Il est vrai que la femme a été aveuglée et corrompue par le pouvoir du maître. Il est vrai aussi qu’elle a été la complice la plus acharnée de l’homme fort dans toutes ses manoeuvres de pillard, d’oppresseur, de tyran et d’assassin. Sans son approbation silencieuse ou active, le maître n’aurait jamais été le maître qu’il est. (...)
Si la vertu de l’homme est la force, la vertu de la femme s’appelle dévouement. Et ce qui opprime la femme ce n’est pas tant directement la force de l’homme que sa propre vertu qui est toujours donnée comme sa plus haute valeur : le dévouement. (...)
Or le dévouement ne va pas de lui-même, ou n’est pas tangible, s’il ne s’exprime quelque part sous forme d’abnégation, de peine et de sacrifice.

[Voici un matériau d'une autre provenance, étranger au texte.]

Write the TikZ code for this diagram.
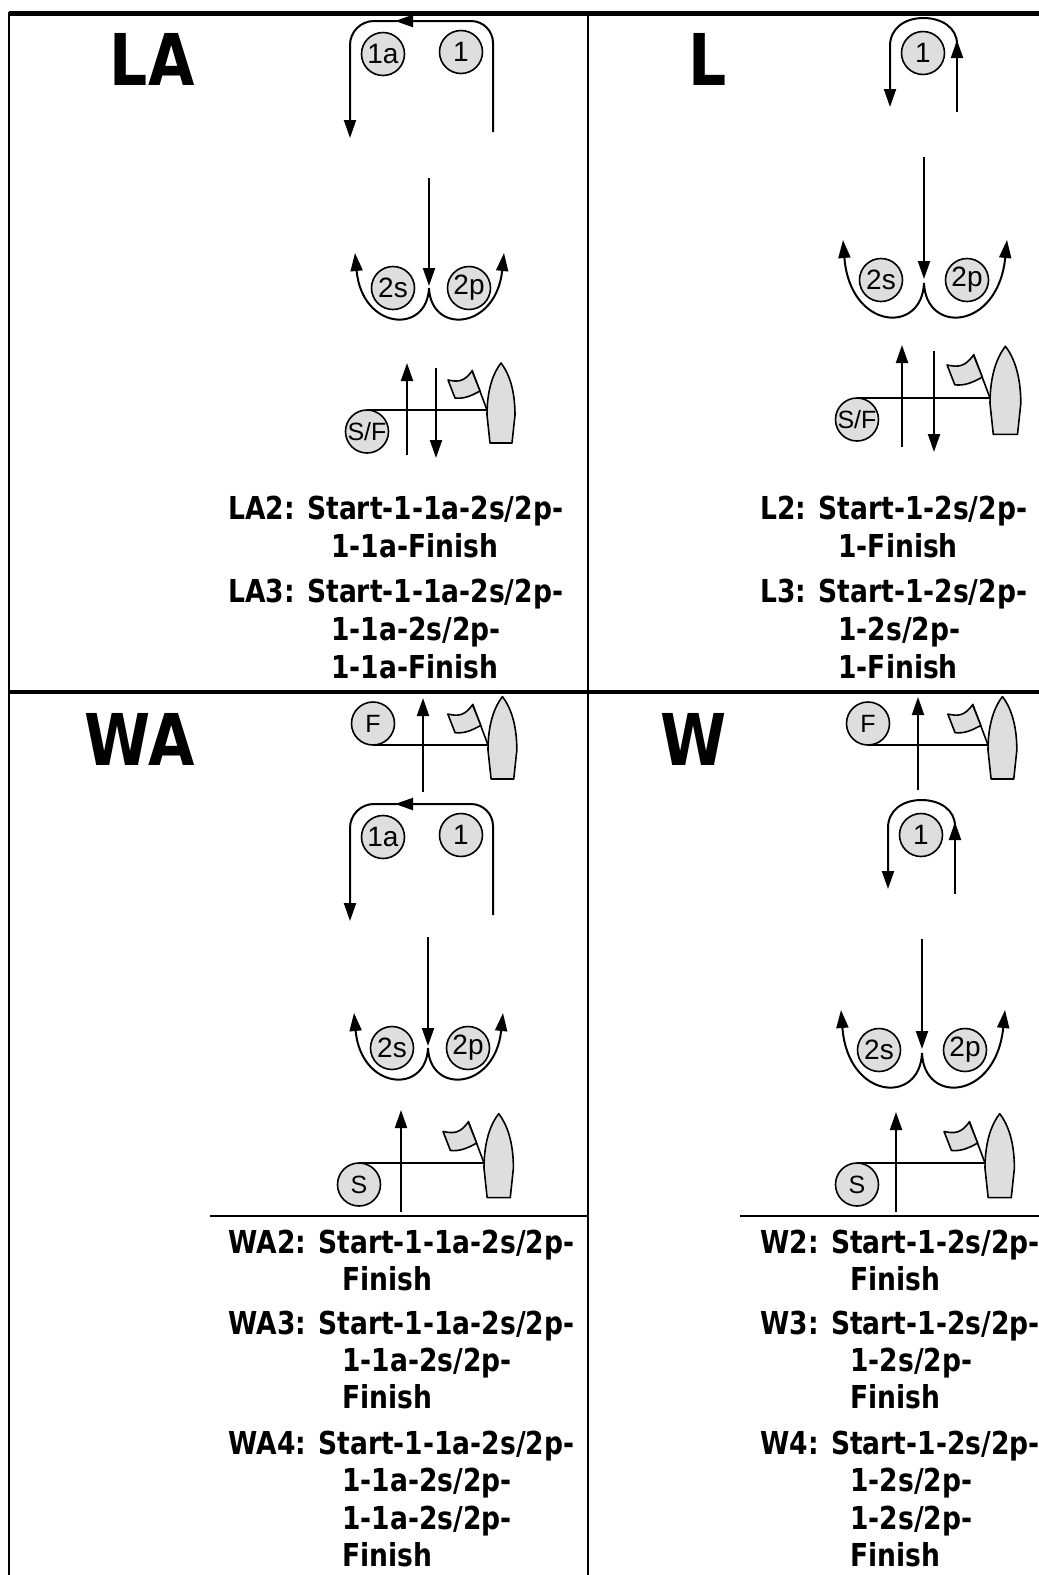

Les conséquences sont alors faciles à déchiffrer. Il a fallu que les travaux domestiques soient vécus comme bas, ingrats, que les soins des enfants soient portés comme peine et usure, que les règles soient indisposition et souillure, la grossesse fardeau, l’accouchement l’image même de la douleur : comme le Christ par sa passion témoigne de son amour des hommes, il a bien fallu que la femme souffre pour témoigner de sa reconnaissance.
Reconnaître le statut du maître c’est aussi et d’un même élan charger de valeur hautement positive le rôle qu’il joue dans la société et les fonctions qu’il y exerce. Rien de ce qui est grand ne saurait échapper à l’homme. L’homme et la grandeur vont de pair. (...)
Les hommes n’aiment pas les femmes, pas encore, ils les cherchent, ils les désirent, ils les vainquent, ils ne les aiment pas. Mais les femmes, elles, se haïssent. (...)
Nous sommes bien plus fâchées avec nous-mêmes que nous ne le sommes contre les hommes. Tant que nous ne serons pas réconciliées avec nous-mêmes, et d’abord avec notre corps, nous serons emportées et complices dans le triomphe oppresseur d’un monde viril désenchanté.”